U-M basketball coach John Beilein has an unusual problem this year: too much talent.

Beilein has four proven players returning, and two of these, point guard Trey Burke and swing player Tim Hardaway Jr., have NBA potential. Senior Matt Vogrich (swing) and center Jordan Morgan (a redshirt junior) are also back. Add talented center Jon Horford, out last year with an injury, redshirt power forward Max Bielfeldt, and senior center Blake McLimans, and Michigan looks like a reasonably veteran team.

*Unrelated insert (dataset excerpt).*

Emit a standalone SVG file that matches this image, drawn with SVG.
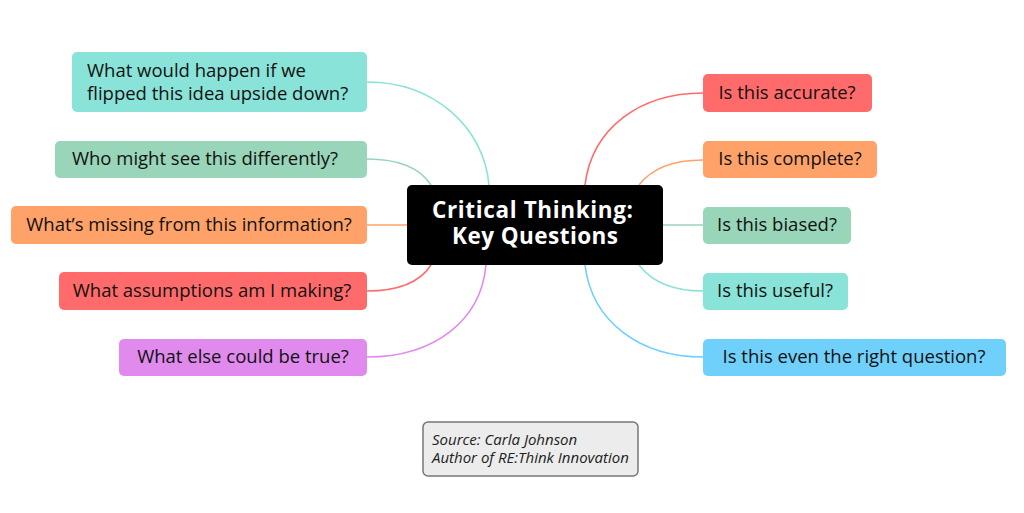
<svg xmlns="http://www.w3.org/2000/svg" width="1024" height="513" viewBox="0 0 1024 513">
<style>
.n{font-family:"Open Sans","Liberation Sans",sans-serif;font-size:18.5px;fill:#111}
.c{font-family:"Open Sans","Liberation Sans",sans-serif;font-size:22.5px;font-weight:bold;fill:#fff}
.s{font-family:"Open Sans","Liberation Sans",sans-serif;font-size:15px;font-style:italic;fill:#222}
.l{fill:none;stroke-width:1.6}
</style>
<rect width="1024" height="513" fill="#fff"/>
<g id="connectors">
<path class="l" stroke="#89e3d8" d="M489,185 C484,128 435,82 367,82"/>
<path class="l" stroke="#98d5b9" d="M431,185 C420,168 400,159 367,159"/>
<path class="l" stroke="#ffa26a" d="M407,225 L367,225"/>
<path class="l" stroke="#ff6b6b" d="M431,265 C420,282 400,291 367,291"/>
<path class="l" stroke="#e08aee" d="M486,265 C481,320 435,357 367,357"/>
<path class="l" stroke="#ff6b6b" d="M585,185 C592,128 640,93 703,93"/>
<path class="l" stroke="#ffa26a" d="M639,185 C652,168 672,160 703,160"/>
<path class="l" stroke="#98d5b9" d="M663,225 L703,225"/>
<path class="l" stroke="#89e3d8" d="M639,265 C652,282 672,291 703,291"/>
<path class="l" stroke="#6fd0fb" d="M585,265 C592,322 640,357 703,357"/>
</g>
<g id="center">
<rect x="407" y="185" width="256" height="80" rx="5" fill="#000"/>
<text class="c" x="432" y="218" textLength="201" lengthAdjust="spacing">Critical Thinking:</text>
<text class="c" x="452" y="244" textLength="166" lengthAdjust="spacing">Key Questions</text>
</g>
<g id="n-flip">
<rect x="72" y="52" width="295" height="60" rx="5" fill="#89e3d8"/>
<text class="n" x="87" y="77">What would happen if we</text>
<text class="n" x="87" y="100">flipped this idea upside down?</text>
</g>
<g id="n-who">
<rect x="55" y="141" width="312" height="37" rx="5" fill="#98d5b9"/>
<text class="n" x="205" y="165" text-anchor="middle">Who might see this differently?</text>
</g>
<g id="n-missing">
<rect x="11" y="206" width="356" height="38" rx="5" fill="#ffa26a"/>
<text class="n" x="189" y="231" text-anchor="middle">What’s missing from this information?</text>
</g>
<g id="n-assume">
<rect x="59" y="272" width="308" height="38" rx="5" fill="#ff6b6b"/>
<text class="n" x="212" y="297" text-anchor="middle">What assumptions am I making?</text>
</g>
<g id="n-else">
<rect x="119" y="339" width="248" height="37" rx="5" fill="#e08aee"/>
<text class="n" x="243" y="363" text-anchor="middle">What else could be true?</text>
</g>
<g id="n-accurate">
<rect x="703" y="74" width="169" height="38" rx="5" fill="#ff6b6b"/>
<text class="n" x="787" y="99" text-anchor="middle">Is this accurate?</text>
</g>
<g id="n-complete">
<rect x="703" y="141" width="174" height="37" rx="5" fill="#ffa26a"/>
<text class="n" x="790" y="165" text-anchor="middle">Is this complete?</text>
</g>
<g id="n-biased">
<rect x="703" y="207" width="148" height="37" rx="5" fill="#98d5b9"/>
<text class="n" x="777" y="231" text-anchor="middle">Is this biased?</text>
</g>
<g id="n-useful">
<rect x="703" y="273" width="145" height="37" rx="5" fill="#89e3d8"/>
<text class="n" x="775" y="297" text-anchor="middle">Is this useful?</text>
</g>
<g id="n-right">
<rect x="703" y="339" width="303" height="37" rx="5" fill="#6fd0fb"/>
<text class="n" x="854" y="363" text-anchor="middle">Is this even the right question?</text>
</g>
<g id="source">
<rect x="423" y="422" width="215" height="54" rx="5" fill="#ececec" stroke="#777" stroke-width="1.5"/>
<text class="s" x="432" y="445">Source: Carla Johnson</text>
<text class="s" x="432" y="463">Author of RE:Think Innovation</text>
</g>
</svg>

But the big news is Beilein’s recruiting class. For most of the coach’s career he has found players under rocks, building winning teams around players like Zack Novak, Stu Douglass, and Jordan Morgan that no one else wanted. This year, Michigan has, many experts believe, one of the strongest two or three incoming classes in the country. The Wolverines’ combination of youth and experience earned them their highest preseason ranking in decades–top fifteen in the country in all polls, and top five in some.

Mitch McGary, a bruising six-foot-ten center, may be the headliner. McGary is from Chesterton, Indiana, Zack Novak’s hometown. He plays with Novak’s intensity and passion–but, unlike Novak, everyone wanted McGary. Michigan beat Duke, North Carolina, and Kentucky for a player rated as high as number two in the country by recruiting services. Beilein also brings in Nik Stauskas, a six-foot-six Canadian with an excellent shooting stroke, a nice crossover move, and the ability to dish it in traffic. And then there’s McGary’s former AAU teammate, Glenn Robinson III. Robinson, son of former Purdue and NBA great Glenn (Big Dog) Robinson, is a six-foot-six forward with incredible athletic and jumping ability and a rounded game. Robinson, who finished his senior season as the number-eleven player in the country according to one rating service, will be a primary element in this year’s team.

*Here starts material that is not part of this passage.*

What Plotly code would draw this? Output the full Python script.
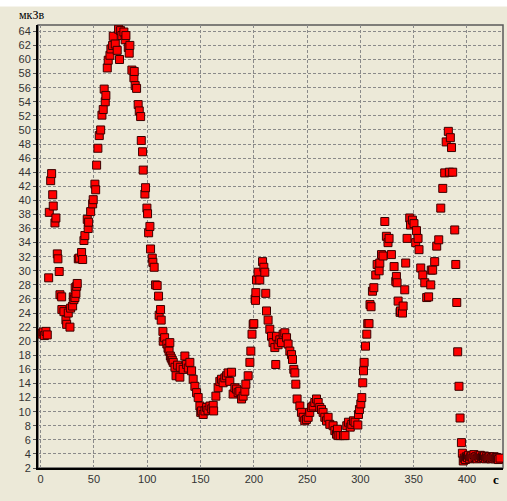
import plotly.graph_objects as go

time_s = [
    0.3, 1.5, 2.4, 3.5, 5.0, 6.2, 7.5, 8.1, 9.4, 10.3, 11.3, 11.8, 13.4, 14.3, 15.6, 16.2, 17.4, 18.1,
    19.7, 19.9, 21.8, 23.7, 24.4, 25.9, 27.5, 28.1, 30.0, 30.6, 31.2, 32.2, 32.4, 33.1, 33.8, 34.3,
    35.3, 36.2, 38.4, 39.4, 40.6, 41.5, 43.7, 44.6, 45.0, 46.9, 48.8, 49.3, 50.9, 51.6, 52.5, 53.7,
    55.0, 56.3, 57.5, 58.7, 59.6, 60.6, 61.2, 62.5, 63.4, 65.0, 65.9, 67.5, 68.1, 70.0, 71.8, 73.1,
    74.0, 75.0, 76.2, 78.1, 79.3, 80.0, 82.2, 83.1, 83.7, 85.6, 87.5, 87.8, 88.7, 90.0, 91.5, 92.5,
    93.8, 94.4, 95.6, 96.2, 97.8, 98.4, 99.7, 100.3, 101.3, 102.5, 103.1, 104.7, 105.3, 106.5, 107.8,
    109.3, 110.6, 111.2, 112.5, 113.1, 114.7, 115.0, 116.3, 118.4, 119.5, 120.5, 121.2, 121.7, 122.5,
    123.5, 124.4, 126.0, 127.0, 128.5, 130.6, 131.0, 133.7, 135.3, 136.9, 138.5, 140.0, 141.6, 143.1,
    144.7, 146.3, 147.8, 149.4, 150.2, 151.0, 152.5, 154.1, 155.7, 157.0, 158.8, 160.5, 161.9, 162.3,
    164.4, 166.5, 168.1, 169.7, 171.2, 172.8, 174.4, 175.9, 177.5, 179.1, 180.6, 182.2, 183.8, 185.3,
    186.9, 188.5, 190.0, 191.6, 192.5, 194.7, 196.3, 197.2, 198.3, 199.4, 200.0, 201.2, 201.6, 201.9,
    202.5, 204.0, 205.6, 208.2, 209.4, 210.3, 211.2, 211.9, 213.4, 215.0, 216.6, 218.0, 219.7, 220.6,
    221.3, 222.8, 224.4, 226.0, 227.5, 229.1, 230.7, 232.2, 233.8, 235.4, 236.3, 237.5, 238.5, 239.4,
    240.6, 243.2, 244.7, 246.3, 247.8, 249.4, 251.0, 252.5, 254.1, 255.6, 257.2, 258.8, 260.4, 261.9,
    263.5, 265.0, 266.6, 268.2, 269.7, 271.3, 274.4, 276.0, 277.6, 278.5, 279.1, 281.0, 284.1, 285.6,
    287.2, 288.8, 290.5, 291.9, 293.5, 295.0, 297.6, 298.2, 299.1, 300.4, 301.3, 302.2, 302.9, 303.5,
    304.8, 306.0, 306.9, 308.1, 309.0, 310.0, 311.3, 312.6, 314.4, 315.7, 317.6, 318.2, 319.8, 321.3,
    322.9, 324.4, 325.9, 326.9, 329.1, 331.6, 333.2, 333.8, 334.4, 335.4, 337.2, 337.6, 339.5, 340.1,
    341.6, 342.5, 343.8, 346.3, 347.0, 348.8, 350.3, 351.9, 352.6, 354.1, 355.0, 356.6, 358.5, 360.4,
    362.2, 364.0, 366.0, 366.5, 367.8, 369.7, 371.6, 373.5, 375.4, 377.3, 379.1, 380.5, 382.5, 384.4,
    385.5, 383.5, 386.6, 388.5, 389.5, 390.4, 391.3, 392.5, 393.5, 394.8, 395.7, 396.5, 397.5, 398.5,
    399.5, 400.5, 401.5, 402.5, 403.5, 404.5, 405.5, 406.5, 407.5, 408.5, 409.5, 410.5, 411.5, 412.5,
    413.5, 414.5, 415.5, 416.5, 417.5, 418.5, 419.5, 420.5, 421.5, 422.5, 423.5, 424.5, 425.5, 426.5,
    427.5, 428.5, 429.5, 431.0,
]

dose_usv = [
    21.1, 21.0, 21.3, 20.8, 21.4, 20.9, 29.0, 38.3, 42.8, 43.8, 40.8, 39.2, 36.8, 37.5, 32.4, 31.7, 29.9, 26.6,
    26.3, 24.5, 24.2, 23.0, 22.4, 24.0, 22.0, 24.7, 25.0, 26.3, 25.9, 26.2, 27.6, 26.8, 27.8, 28.2,
    31.7, 31.8, 32.6, 31.6, 34.3, 35.0, 37.3, 36.0, 36.9, 38.4, 39.5, 40.1, 42.3, 41.5, 45.0, 47.4,
    49.2, 50.0, 52.1, 52.9, 55.8, 54.0, 54.9, 58.8, 59.9, 60.6, 61.5, 62.0, 63.3, 62.2, 61.3, 64.3,
    60.0, 64.1, 63.4, 63.9, 62.8, 63.4, 61.7, 60.9, 62.0, 58.5, 57.4, 58.3, 56.3, 55.9, 53.6, 52.7,
    51.9, 48.5, 46.9, 44.3, 40.9, 41.8, 38.9, 38.1, 35.4, 36.3, 33.1, 31.8, 31.2, 30.5, 28.0,
    27.9, 26.4, 23.7, 24.5, 23.0, 21.4, 20.0, 20.5, 19.6, 19.0, 18.6, 19.8, 17.9, 17.6,
    17.3, 17.0, 16.3, 15.1, 16.6, 14.9, 16.3, 16.0, 17.9, 16.7, 16.2, 17.0, 15.8, 14.6,
    13.6, 12.7, 12.0, 10.8, 9.9, 10.1, 9.6, 10.1, 10.6, 10.2, 10.8, 10.4, 10.9, 10.1,
    12.2, 13.4, 14.3, 14.6, 14.1, 14.8, 15.1, 15.5, 14.3, 15.6, 12.5, 13.4, 13.2, 12.7,
    12.9, 11.8, 12.2, 12.9, 13.9, 15.1, 17.0, 18.6, 21.0, 22.4, 22.5, 26.0, 25.8, 26.9,
    28.7, 29.8, 28.7, 31.3, 30.5, 29.8, 26.8, 24.3, 23.0, 21.7, 20.7, 19.8, 19.1, 16.7,
    20.7, 19.5, 20.2, 19.8, 21.0, 21.2, 20.5, 19.6, 18.6, 18.1, 17.4, 16.0, 15.5, 13.9,
    11.8, 10.8, 9.9, 9.2, 8.7, 8.9, 9.2, 9.9, 10.6, 10.8, 11.3, 11.8, 11.3, 10.6,
    10.3, 9.9, 9.2, 8.7, 9.2, 8.2, 8.0, 7.3, 6.8, 7.5, 6.6, 6.6, 6.6, 6.6,
    8.0, 8.5, 7.8, 8.2, 8.7, 8.5, 8.1, 9.6, 10.3, 11.1, 12.0, 14.1, 15.8, 17.0,
    19.3, 21.0, 22.5, 22.5, 25.2, 24.9, 27.1, 27.6, 29.4, 30.9, 30.0, 31.1, 32.3, 32.1,
    37.0, 34.9, 34.0, 34.6, 32.3, 30.6, 28.5, 29.2, 28.3, 25.7, 24.1, 24.3, 24.0, 25.0,
    27.3, 31.1, 34.6, 37.5, 36.5, 37.2, 36.7, 34.0, 35.7, 34.6, 33.0, 30.4, 29.4, 28.3,
    26.2, 26.3, 28.0, 30.1, 30.1, 31.3, 33.5, 34.4, 38.9, 41.7, 43.9, 48.3, 49.8, 48.9,
    47.5, 44.0, 44.0, 35.8, 30.9, 25.5, 18.5, 13.6, 9.1, 5.6, 4.1, 3.0, 3.4, 3.2,
    3.6, 3.5, 3.8, 3.3, 3.6, 3.7, 3.4, 3.9, 3.5, 3.6, 3.3, 3.7, 3.5, 3.8,
    3.4, 3.6, 3.5, 3.7, 3.3, 3.6, 3.4, 3.5, 3.6, 3.3, 3.5, 3.4, 3.6, 3.3,
    3.5, 3.4, 3.2, 3.4,
]

x_ticks = [0, 50, 100, 150, 200, 250, 300, 350, 400]
y_ticks = list(range(2, 65, 2))
y_unit = "мкЗв"
x_unit = "c"

BG = "#ECE9D8"
fig = go.Figure()
fig.add_trace(go.Scatter(
    x=time_s, y=dose_usv, mode="markers",
    marker=dict(symbol="square", size=8, color="#FF0000",
                line=dict(color="#3a0000", width=1)),
    hoverinfo="x+y", showlegend=False,
))

grid = dict(showgrid=True, gridcolor="#8a8a8a", gridwidth=1, griddash="3px,2px", zeroline=False)
fig.update_xaxes(range=[-2.5, 433.8], tickvals=x_ticks, showline=True, linecolor="#000000",
                 linewidth=2, ticks="", automargin=False,
                 tickfont=dict(family="Liberation Sans", size=11, color="#333333"), **grid)
fig.update_yaxes(range=[2, 64.9], tickvals=y_ticks, showline=True, linecolor="#000000",
                 linewidth=2, ticks="outside", ticklen=3, tickcolor="#555555", automargin=False,
                 tickfont=dict(family="Liberation Sans", size=11, color="#333333"), **grid)

fig.add_shape(type="rect", xref="paper", yref="paper", x0=0, x1=1, y0=0, y1=1,
              line=dict(color="#5a5a5a", width=1.5), layer="below")
fig.add_shape(type="rect", xref="paper", yref="paper", x0=-0.2, x1=1.1, y0=1.042, y1=1.2,
              line=dict(width=0), fillcolor="#FFFFFF", layer="below")

fig.add_annotation(text=y_unit, xref="paper", yref="paper", x=-0.015, y=1.022,
                   xanchor="center", yanchor="middle", showarrow=False,
                   font=dict(family="Liberation Serif", size=12, color="#000000"))
fig.add_annotation(text="<b>" + x_unit + "</b>", xref="paper", yref="paper", x=0.985, y=-0.027,
                   xanchor="center", yanchor="middle", showarrow=False,
                   font=dict(family="Liberation Serif", size=13, color="#000000"))

fig.update_layout(width=507, height=501, margin=dict(l=38, r=4, t=25, b=33),
                  paper_bgcolor=BG, plot_bgcolor=BG)
fig.write_html("out.html", config={"displayModeBar": False},
               post_script="document.body.style.margin='0px';")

In the spring it looked like Burke, after his surprising and excellent freshman year, would jump to the NBA. That would have left Michigan without a point guard–at a time when all the obvious candidates had signed letters of intent with other schools. At this juncture Glenn III, McGary, and their crusty AAU coach, Wayne Brumm, recommended Spike Albrecht, a diminutive point guard who had played with McGary and Robinson on Brumm’s team. Albrecht had no other offers, but in his first game this fall, an exhibition against Northern Michigan–with Burke sidelined for an unspecified disciplinary violation–he put up sixteen points and handed out six assists with only two turnovers.

The final addition to Beilein’s freshman class came in May, when he signed Caris LeVert, a six-foot-five shooting guard from Pickerington, Ohio. This was an out-of-the-blue event even for those closely following the program. LeVert was a very late bloomer but by the end of his senior year was generally considered the best player in Ohio. Still, a redshirt is predicted.

That would still leave Beilein with plenty to puzzle over. At center (and power forward) he has to find minutes for Morgan, McGary, and Horford. Add in Bielfeldt and McLimans and the puzzle becomes more complex, particularly when exhibition games showed that Glenn III needed to be on the court, in either the small or big forward spot. Point guard poses little complication–Burke plays, Albrecht gives him a blow–but the two guard and small forward positions pose the same issues as do the bigs. Hardaway is the returning star and a key to the coming season, but Stauskas, Glenn III, and senior Vogrich will compete for playing time.

The players seem to have a positive attitude about this. Their message, in the words of walk-on Josh Bartelstein, is “Yeah, we all compete on the court, but off the court, we support each other. There aren’t any jealousies here.” Stauskus reinforced this, telling the Free Press that there is “no ego, no drama” on the team.

One would think that the playing time dilemma, coupled with this year’s high expectations, might make the coach nervous. But there was no sign of it at the team’s media day in October: while reporters clustered around Hardaway, Burke, and their teammates, Beilein wandered the expansive floor of the new Player Development Center–tracking the St. Louis Cardinals playoff game on his cell phone.